Family of flowering plants

The Buxaceae are a small family of six genera and about 123 known species of flowering plants. They are shrubs and small trees, with a cosmopolitan distribution. A seventh genus, sometimes accepted in the past (Notobuxus), has been shown by genetic studies to be included within Buxus (Balthazar et al., 2000).

The family is recognised by most taxonomists, and it is commonly known as the box family. However, its placement and circumscription has varied; some taxonomists treated Styloceras in its own family Stylocerataceae, Didymeles in its own family Didymelaceae, Haptanthus in Haptanthaceae (now all included in Buxaceae)), and formerly Simmondsia was included, which is not related and now usually placed in its own family Simmondsiaceae.
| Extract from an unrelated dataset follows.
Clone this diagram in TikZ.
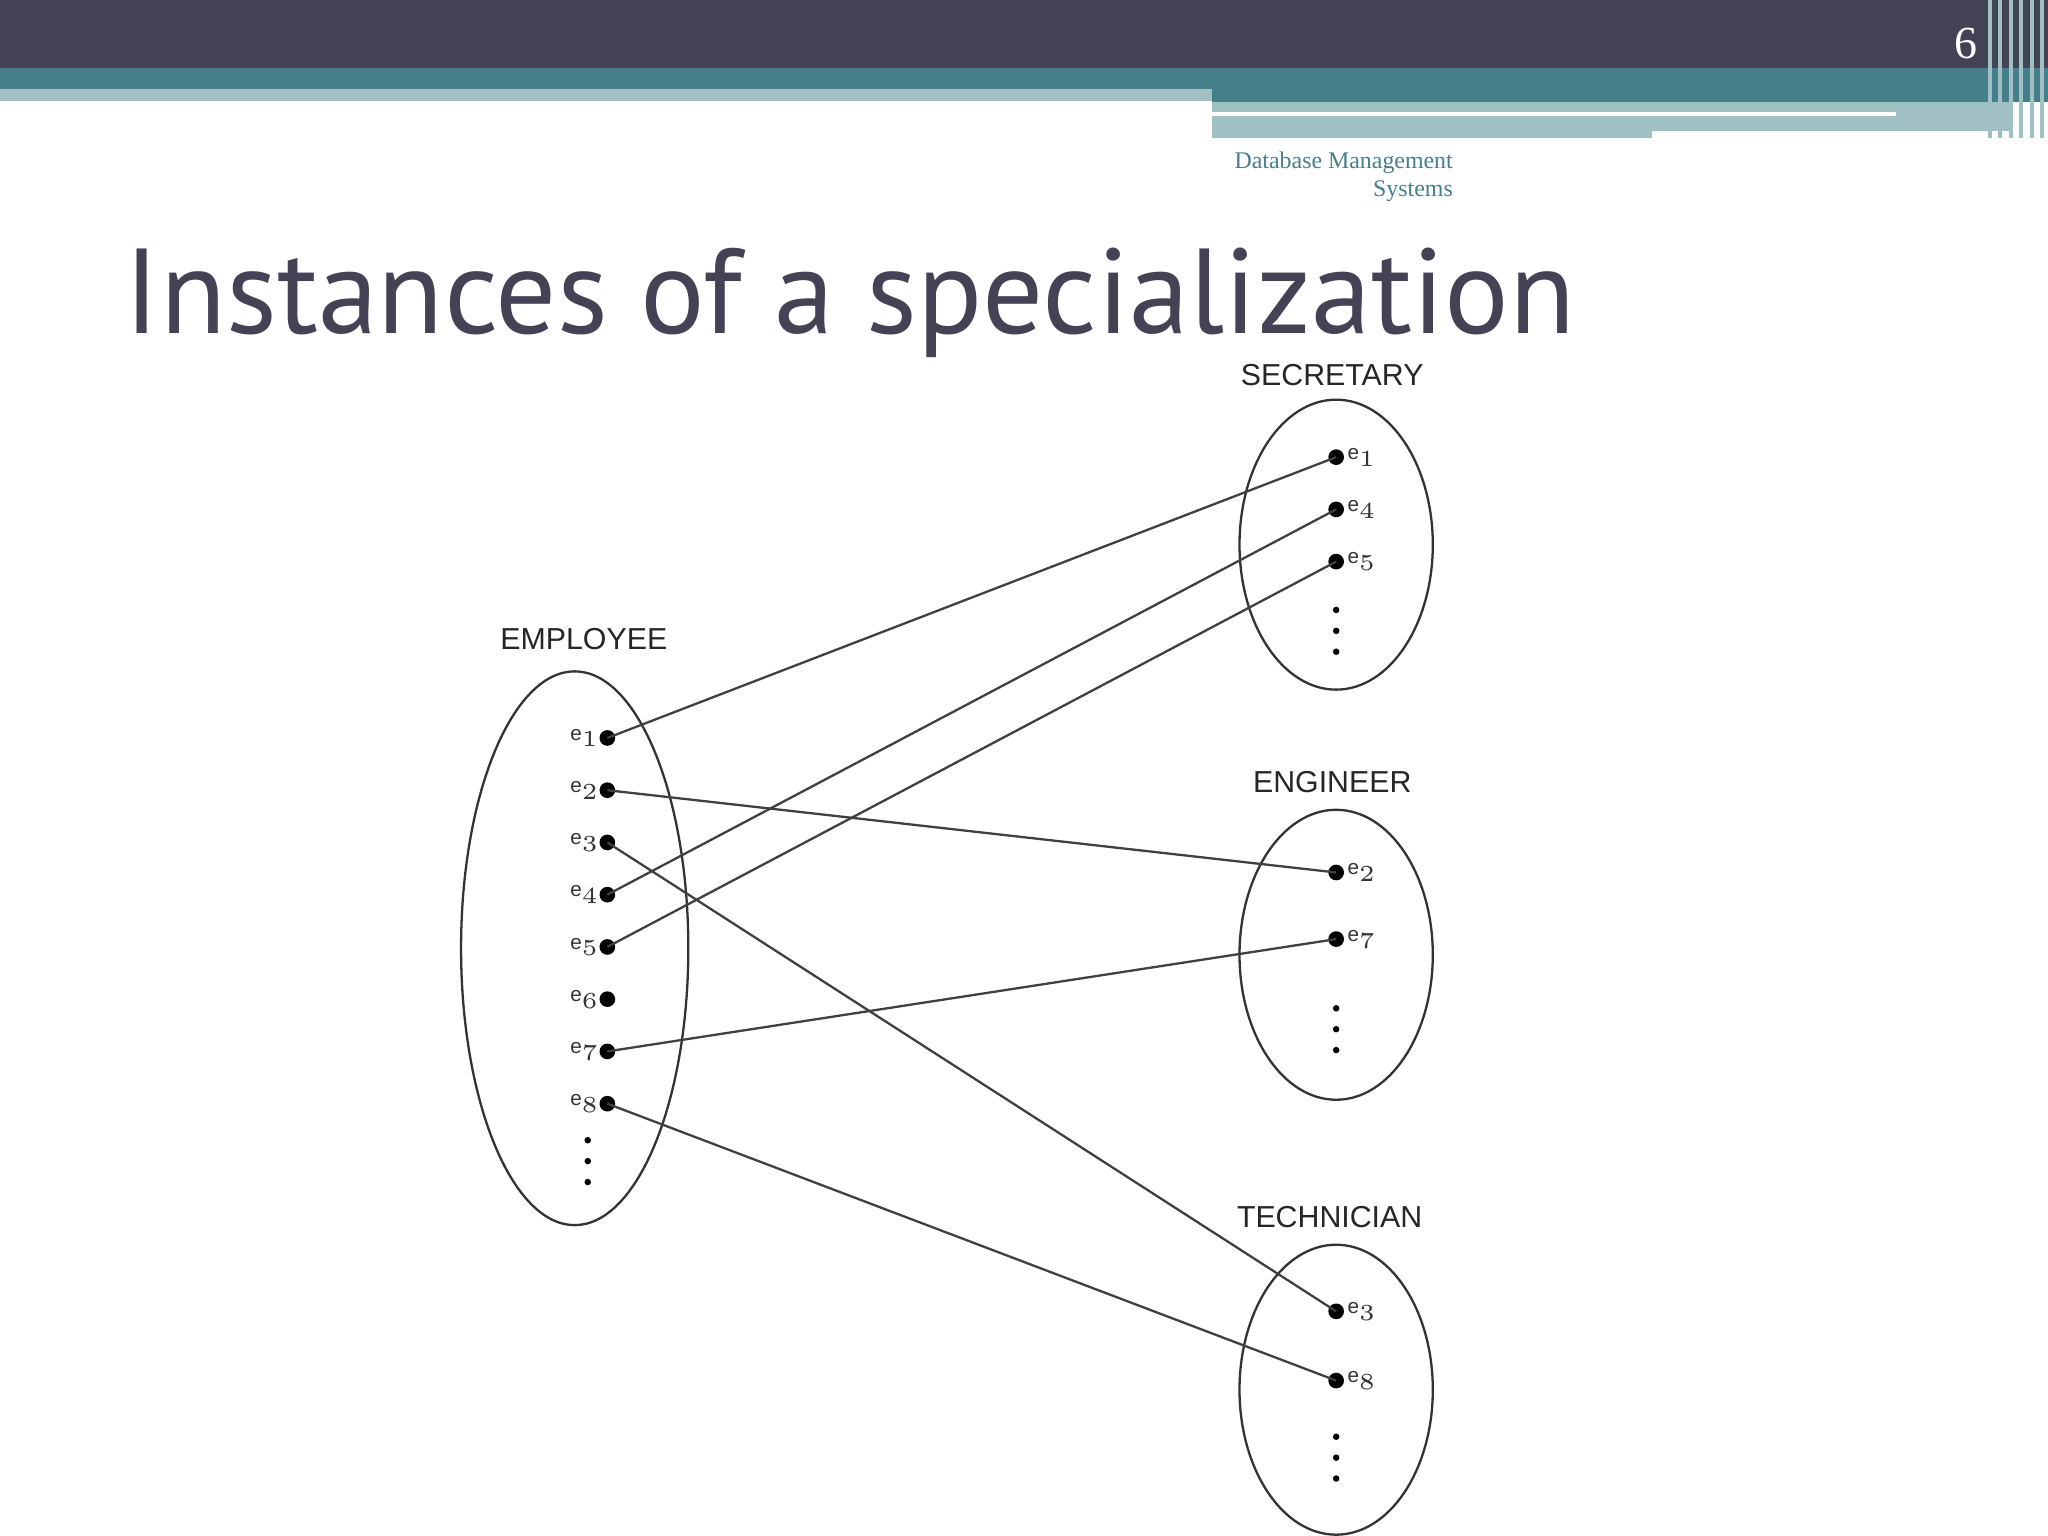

The APG II system of 2003 recognises the family, but in a new circumscription in that it includes the genus Didymeles (two species of evergreen trees from Madagascar). However, APG II does allow the option of segregating this genus as family Didymelaceae, as an optional segregate. This represents a slight change from the APG system of 1998, which firmly recognised both families as separate. In both APG and APG II, the family Buxaceae is unplaced as to order and left among the basal lineages of the eudicots. The AP website suggests instating the order Buxales for this family and the family Didymelaceae. In the APG IV system of 2016, Haptanthus and Didymeles are included in Buxaceae, which is the only family in Buxales.